COMPLETED — Job finished successfully. Results are available.

FAILED — Job failed (timeout, error, or miner disconnection). Task was not completed.

CANCELLED — Developer or system cancelled the job.

Task Dependencies

Depends On — One or more other tasks that must complete before this task can start.

Sequential — Tasks run one after another (task B waits for task A).

Parallel — Tasks run simultaneously because they have no dependencies on each other.

Hardware Terms

CPU Cores — The number of processor cores available. More cores = more parallelism.

GPU — Graphics processing unit. Specialized hardware for parallel computation (ML, image processing).

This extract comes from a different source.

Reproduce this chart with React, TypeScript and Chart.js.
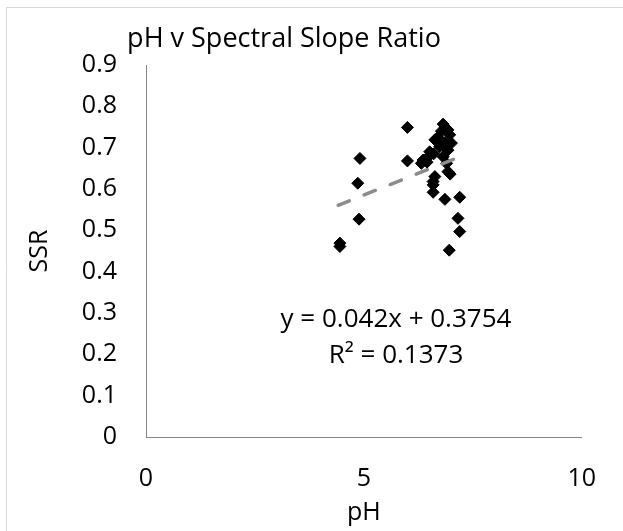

Memory (RAM) — Temporary storage used during execution. More RAM = larger jobs supported.

Disk Space — Persistent storage for job data and caching.

NVMe SSD — Fastest storage type. Recommended for cache directories.

HDD — Mechanical hard drive. Slower than SSD but larger capacity.

Configuration Terms

Timeout Multiplier — A factor (e.g., 1.2) that adds extra time to job timeouts. Useful for slower hardware.

Sandbox Type — The isolation mechanism (native, docker, wasm).

Data Directory — Where job results and persistent data are stored.

Cache Directory — Where temporary files are stored during job execution.

Log Level — Verbosity of daemon logs (debug, info, warn, error).

Container — An isolated runtime environment (Docker, Linux containers). Used for sandboxing.

Cryptography — Mathematical techniques for secure communication and verification.

Distributed Computing — Spreading computation across multiple machines for parallelism and reliability.

Peer-to-Peer (P2P) — A network model where participants (peers) communicate directly without central authority.

Deterministic — Same inputs always produce the same outputs. Important for reproducible research.

Trustless — A system that doesn’t require trusting any party. Verified through cryptography.

Transparent — Open and verifiable. Developers can see what miners are running and check proofs.

Atomic — An operation that completes entirely or not at all. Payments are atomic—no partial settlements.

Reproducible — Results can be recreated by re-running with the same input.